DATA EXTRACT ->
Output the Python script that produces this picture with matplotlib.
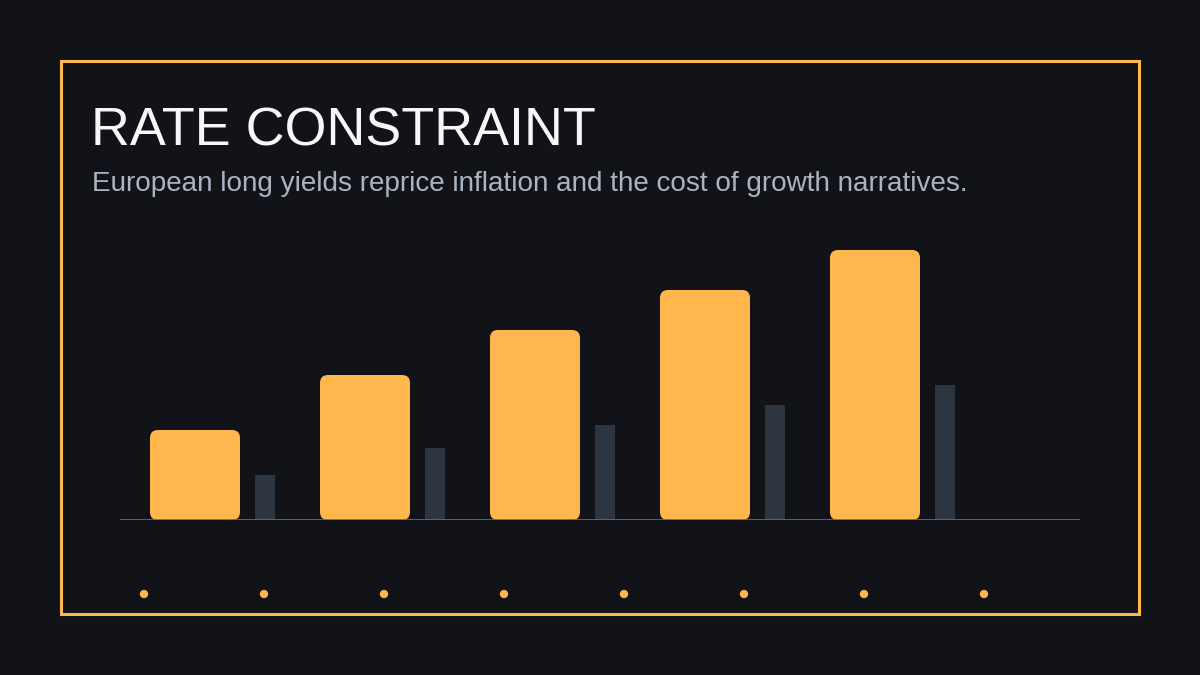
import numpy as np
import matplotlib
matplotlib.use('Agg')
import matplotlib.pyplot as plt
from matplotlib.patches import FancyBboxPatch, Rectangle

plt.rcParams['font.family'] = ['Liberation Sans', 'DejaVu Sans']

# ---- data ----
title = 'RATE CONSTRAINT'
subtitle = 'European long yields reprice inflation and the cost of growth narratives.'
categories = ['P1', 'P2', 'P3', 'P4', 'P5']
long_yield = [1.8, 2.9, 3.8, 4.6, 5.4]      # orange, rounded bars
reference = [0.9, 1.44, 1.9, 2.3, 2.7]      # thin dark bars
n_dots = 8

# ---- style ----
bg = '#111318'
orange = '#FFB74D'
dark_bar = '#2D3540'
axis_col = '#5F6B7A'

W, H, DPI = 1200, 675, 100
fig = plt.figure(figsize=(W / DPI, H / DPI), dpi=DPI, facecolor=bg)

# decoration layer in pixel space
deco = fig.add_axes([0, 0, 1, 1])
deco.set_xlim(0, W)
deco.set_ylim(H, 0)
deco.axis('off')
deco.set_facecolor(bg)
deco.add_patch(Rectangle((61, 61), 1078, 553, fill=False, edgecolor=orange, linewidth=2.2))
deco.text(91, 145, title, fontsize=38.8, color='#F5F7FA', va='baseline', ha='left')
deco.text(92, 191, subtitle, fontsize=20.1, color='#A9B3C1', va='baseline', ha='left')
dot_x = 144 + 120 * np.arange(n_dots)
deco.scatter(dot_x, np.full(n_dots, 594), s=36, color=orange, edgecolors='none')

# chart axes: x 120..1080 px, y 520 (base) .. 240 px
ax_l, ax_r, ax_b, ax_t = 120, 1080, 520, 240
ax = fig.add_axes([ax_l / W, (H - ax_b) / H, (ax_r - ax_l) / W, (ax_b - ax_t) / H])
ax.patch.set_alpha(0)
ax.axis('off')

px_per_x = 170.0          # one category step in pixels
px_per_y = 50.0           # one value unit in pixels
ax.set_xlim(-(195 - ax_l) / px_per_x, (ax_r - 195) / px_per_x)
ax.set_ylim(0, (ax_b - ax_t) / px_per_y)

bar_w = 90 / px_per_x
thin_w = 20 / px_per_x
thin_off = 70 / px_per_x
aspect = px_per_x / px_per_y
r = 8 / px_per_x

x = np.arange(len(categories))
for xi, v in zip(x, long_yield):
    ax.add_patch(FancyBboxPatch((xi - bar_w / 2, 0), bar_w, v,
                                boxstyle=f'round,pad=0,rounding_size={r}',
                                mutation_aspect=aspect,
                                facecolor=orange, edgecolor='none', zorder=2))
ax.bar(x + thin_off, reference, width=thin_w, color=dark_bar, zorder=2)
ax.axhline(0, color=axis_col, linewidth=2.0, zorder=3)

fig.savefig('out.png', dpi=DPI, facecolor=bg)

PROBLEM ->
Set the listing down in full and exactly. Pictures within it should not appear in the copy.

EXERCISE OUTPUT ->
Output the Python script that produces this picture with matplotlib.
import numpy as np
import matplotlib
matplotlib.use('Agg')
import matplotlib.pyplot as plt
from matplotlib.patches import FancyBboxPatch, Rectangle

plt.rcParams['font.family'] = ['Liberation Sans', 'DejaVu Sans']

# ---- data ----
title = 'RATE CONSTRAINT'
subtitle = 'European long yields reprice inflation and the cost of growth narratives.'
categories = ['P1', 'P2', 'P3', 'P4', 'P5']
long_yield = [1.8, 2.9, 3.8, 4.6, 5.4]      # orange, rounded bars
reference = [0.9, 1.44, 1.9, 2.3, 2.7]      # thin dark bars
n_dots = 8

# ---- style ----
bg = '#111318'
orange = '#FFB74D'
dark_bar = '#2D3540'
axis_col = '#5F6B7A'

W, H, DPI = 1200, 675, 100
fig = plt.figure(figsize=(W / DPI, H / DPI), dpi=DPI, facecolor=bg)

# decoration layer in pixel space
deco = fig.add_axes([0, 0, 1, 1])
deco.set_xlim(0, W)
deco.set_ylim(H, 0)
deco.axis('off')
deco.set_facecolor(bg)
deco.add_patch(Rectangle((61, 61), 1078, 553, fill=False, edgecolor=orange, linewidth=2.2))
deco.text(91, 145, title, fontsize=38.8, color='#F5F7FA', va='baseline', ha='left')
deco.text(92, 191, subtitle, fontsize=20.1, color='#A9B3C1', va='baseline', ha='left')
dot_x = 144 + 120 * np.arange(n_dots)
deco.scatter(dot_x, np.full(n_dots, 594), s=36, color=orange, edgecolors='none')

# chart axes: x 120..1080 px, y 520 (base) .. 240 px
ax_l, ax_r, ax_b, ax_t = 120, 1080, 520, 240
ax = fig.add_axes([ax_l / W, (H - ax_b) / H, (ax_r - ax_l) / W, (ax_b - ax_t) / H])
ax.patch.set_alpha(0)
ax.axis('off')

px_per_x = 170.0          # one category step in pixels
px_per_y = 50.0           # one value unit in pixels
ax.set_xlim(-(195 - ax_l) / px_per_x, (ax_r - 195) / px_per_x)
ax.set_ylim(0, (ax_b - ax_t) / px_per_y)

bar_w = 90 / px_per_x
thin_w = 20 / px_per_x
thin_off = 70 / px_per_x
aspect = px_per_x / px_per_y
r = 8 / px_per_x

x = np.arange(len(categories))
for xi, v in zip(x, long_yield):
    ax.add_patch(FancyBboxPatch((xi - bar_w / 2, 0), bar_w, v,
                                boxstyle=f'round,pad=0,rounding_size={r}',
                                mutation_aspect=aspect,
                                facecolor=orange, edgecolor='none', zorder=2))
ax.bar(x + thin_off, reference, width=thin_w, color=dark_bar, zorder=2)
ax.axhline(0, color=axis_col, linewidth=2.0, zorder=3)

fig.savefig('out.png', dpi=DPI, facecolor=bg)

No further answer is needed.